Optimists learn about combating sex crimes

Captain Heidi Jackson, representing Richland County Sheriff’s School Resource Officer Division, spoke February 14 to the Optimist Club of St. Andrews-Irmo.

Jackson has spent 26 years in law enforcement, 24 of them as an investigator. Her topic was the prevalence of sex trafficking, Richland County ranking first in South Carolina in number of incidents.

Jackson described investigating sex trafficking as being laborious. First, she stated the evidence is very difficult to gather and to document, partly because victims are under such mental control they fear for their safety when coming forward.

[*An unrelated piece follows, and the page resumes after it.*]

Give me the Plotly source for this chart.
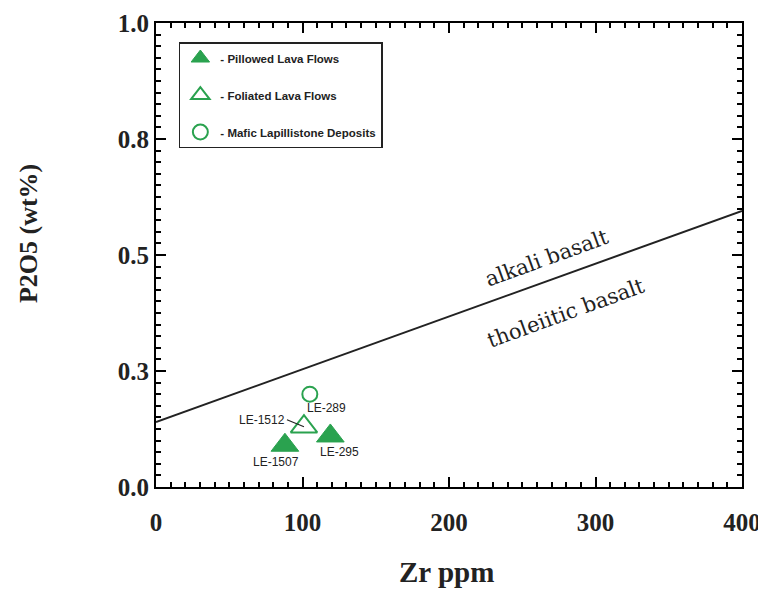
import plotly.graph_objects as go

# Data
pillowed_x = [88, 119]
pillowed_y = [0.09, 0.11]
pillowed_labels = ["LE-1507", "LE-295"]

foliated_x = [101]
foliated_y = [0.13]
foliated_labels = ["LE-1512"]

mafic_x = [105]
mafic_y = [0.20]
mafic_labels = ["LE-289"]

divider_x = [0, 400]
divider_y = [0.14, 0.595]

y_labels = {"0.00": "0.0", "0.25": "0.3", "0.50": "0.5", "0.75": "0.8", "1.00": "1.0"}

GREEN = "#2aa24f"
INK = "#222222"
serif = "Times New Roman, Liberation Serif, Tinos, serif"
sans = "Arial, Liberation Sans, Arimo, sans-serif"

fig = go.Figure()

fig.add_trace(go.Scatter(x=divider_x, y=divider_y, mode="lines",
                         line=dict(color=INK, width=2), showlegend=False,
                         hoverinfo="skip"))

fig.add_trace(go.Scatter(x=pillowed_x, y=pillowed_y, mode="markers",
                         name="- Pillowed Lava Flows", legendgroup="a",
                         marker=dict(symbol="triangle-up", size=24, color=GREEN,
                                     line=dict(color=GREEN, width=1))))
fig.add_trace(go.Scatter(x=foliated_x, y=foliated_y, mode="markers",
                         name="- Foliated Lava Flows", legendgroup="b",
                         marker=dict(symbol="triangle-up-open", size=23, color=GREEN,
                                     line=dict(color=GREEN, width=2))))
fig.add_trace(go.Scatter(x=mafic_x, y=mafic_y, mode="markers",
                         name="- Mafic Lapillistone Deposits", legendgroup="c",
                         marker=dict(symbol="circle-open", size=15, color=GREEN,
                                     line=dict(color=GREEN, width=2))))
# empty traces that carry the minor-tick axes
fig.add_trace(go.Scatter(x=[None], y=[None], xaxis="x3", yaxis="y",
                         showlegend=False, hoverinfo="skip"))
fig.add_trace(go.Scatter(x=[None], y=[None], xaxis="x", yaxis="y3",
                         showlegend=False, hoverinfo="skip"))

annotations = []
lab_font = dict(family=sans, size=12, color=INK)
offsets = {"LE-1507": (-9, 17), "LE-295": (9, 16)}
for x, y, t in zip(pillowed_x, pillowed_y, pillowed_labels):
    dx, dy = offsets[t]
    annotations.append(dict(x=x, y=y, text=t, showarrow=False, xshift=dx, yshift=-dy,
                            font=lab_font))
for x, y, t in zip(mafic_x, mafic_y, mafic_labels):
    annotations.append(dict(x=x, y=y, text=t, showarrow=False, xshift=17, yshift=-14,
                            font=lab_font))
for x, y, t in zip(foliated_x, foliated_y, foliated_labels):
    annotations.append(dict(x=x, y=y, text=t, showarrow=True, arrowhead=0,
                            arrowwidth=1.2, arrowcolor=INK, ax=-17, ay=-7,
                            xanchor="right", font=lab_font, standoff=0))

region_font = dict(family="DejaVu Serif", size=21, color=INK)
annotations.append(dict(x=267, y=0.494, text="alkali basalt", showarrow=False,
                        textangle=-20, font=region_font))
annotations.append(dict(x=280, y=0.376, text="tholeiitic basalt", showarrow=False,
                        textangle=-20, font=region_font))
# axis titles
annotations.append(dict(x=0.495, y=0, xref="paper", yref="paper", text="<b>Zr ppm</b>",
                        showarrow=False, yshift=-85, xanchor="center", yanchor="middle",
                        font=dict(family=serif, size=29, color=INK)))
annotations.append(dict(x=0, y=0.545, xref="paper", yref="paper", text="<b>P2O5 (wt%)</b>",
                        showarrow=False, xshift=-128, xanchor="center", yanchor="middle",
                        textangle=-90, font=dict(family=serif, size=26, color=INK)))

# page body has an 8px margin, so the figure div starts 8px right/down
fig.update_layout(
    width=758, height=584,
    margin=dict(l=148, r=24, t=15, b=105),
    plot_bgcolor="white", paper_bgcolor="white",
    showlegend=True,
    legend=dict(x=0.039, y=0.959, xanchor="left", yanchor="top",
                bordercolor=INK, borderwidth=1.5, bgcolor="white",
                font=dict(family=sans, size=11.5, color=INK, weight="bold"),
                itemsizing="trace", tracegroupgap=18),
    annotations=annotations,
)

tfont = dict(family=serif, size=25, color=INK, weight="bold")
base = dict(showgrid=False, zeroline=False, ticks="inside", tickcolor="black",
            automargin=False)

fig.update_layout(
    xaxis=dict(range=[0, 400], tickmode="linear", tick0=0, dtick=100,
               ticklen=10, tickwidth=2, showline=True, linecolor="black",
               linewidth=2, mirror="ticks", tickfont=tfont, ticklabelstandoff=12,
               **base),
    yaxis=dict(range=[0, 1], tickmode="linear", tick0=0, dtick=0.25, tickformat=".2f",
               labelalias=y_labels, tickfont=tfont, ticklen=10, tickwidth=2,
               showline=True, linecolor="black", linewidth=2, mirror="ticks",
               **base),
    xaxis3=dict(range=[0, 400], overlaying="x", anchor="y", side="bottom",
                tickmode="linear", tick0=0, dtick=10, ticklen=5, tickwidth=2,
                showticklabels=False, showline=False, mirror="ticks", **base),
    yaxis3=dict(range=[0, 1], overlaying="y", anchor="x", side="left",
                tickmode="linear", tick0=0, dtick=0.025, ticklen=5, tickwidth=2,
                showticklabels=False, showline=False, mirror="ticks", **base),
)

fig.write_html("out.html")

There are legal criteria that must be met for the offense to be considered trafficking. If the victim is under age 18, once evidence is nailed down, the age automatically qualifies her or him as a victim, under the law. Trafficking law uses very specific language establishing trafficking as follows: “…knowingly gives, agrees to give, or offers to give anything of value so that any person may engage in commercial sexual activity with another person when he knows that the other person is a victim of trafficking in persons.”

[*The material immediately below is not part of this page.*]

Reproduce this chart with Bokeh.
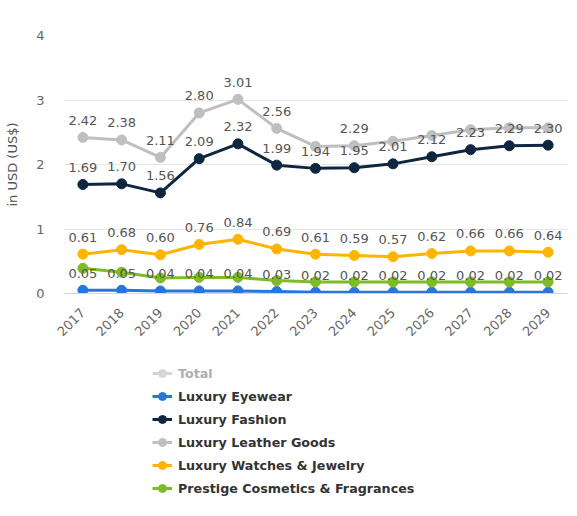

It is also assumed that force, fraud, or coercion are being used. The second element of those investigations is that they consume so much time, start to finish.

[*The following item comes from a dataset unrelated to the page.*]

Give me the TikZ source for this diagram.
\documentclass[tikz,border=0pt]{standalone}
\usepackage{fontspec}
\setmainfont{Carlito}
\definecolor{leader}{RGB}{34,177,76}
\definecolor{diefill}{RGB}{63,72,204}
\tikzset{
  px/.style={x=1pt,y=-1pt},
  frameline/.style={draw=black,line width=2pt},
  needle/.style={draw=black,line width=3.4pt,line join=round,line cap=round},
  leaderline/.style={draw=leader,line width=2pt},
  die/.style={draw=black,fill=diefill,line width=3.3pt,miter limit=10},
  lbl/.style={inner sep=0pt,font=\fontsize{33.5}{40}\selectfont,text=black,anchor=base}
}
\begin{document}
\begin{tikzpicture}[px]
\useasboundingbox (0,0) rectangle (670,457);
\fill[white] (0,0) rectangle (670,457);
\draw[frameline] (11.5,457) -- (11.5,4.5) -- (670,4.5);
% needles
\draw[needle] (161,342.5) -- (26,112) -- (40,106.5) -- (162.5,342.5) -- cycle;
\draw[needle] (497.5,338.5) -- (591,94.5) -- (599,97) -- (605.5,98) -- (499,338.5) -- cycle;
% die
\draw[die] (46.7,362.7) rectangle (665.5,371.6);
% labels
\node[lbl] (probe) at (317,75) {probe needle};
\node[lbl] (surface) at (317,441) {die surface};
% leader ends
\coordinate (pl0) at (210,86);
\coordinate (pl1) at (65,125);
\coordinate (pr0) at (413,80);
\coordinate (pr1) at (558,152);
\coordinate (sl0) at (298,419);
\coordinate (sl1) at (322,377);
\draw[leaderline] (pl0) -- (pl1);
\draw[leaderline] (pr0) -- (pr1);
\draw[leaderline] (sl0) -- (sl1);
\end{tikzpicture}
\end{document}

Jackson indicated traffickers have three main sources of potential victims:  habitual runaways, undocumented immigrants, and subjects addicted to drugs and/or alcohol.

The speaker profiled a notorious trafficker from Blythewood who, along with trafficking, also was guilty of armed robbery, check fraud, selling drugs, forgery, credit card fraud, manufacturing drugs, and several vehicle offenses. The trafficker used a method that an informant revealed in a deposition. The trafficker introduced – or reintroduced – the victim to a heavy regimen of heroin. The process lasted long enough to ensure the victim was hopelessly addicted. The trafficker then locked the victim, usually a female, in a room where customers engaged in sex acts. The victim was first forced to pay the trafficker half the revenue from her sex activity. Then the trafficker forced the victim to pay the other half for her drug use. That process would repeat itself with seemingly no end to it.

Because of this type of scenario, a precedent has been established linking addictive drug use to provable coercion.

Pictured are School Resource Officer Russ Rabon, Captain Jackson, and Optimist Club President Gary Boyd, who presented the speaker with a copy of the Optimist Creed.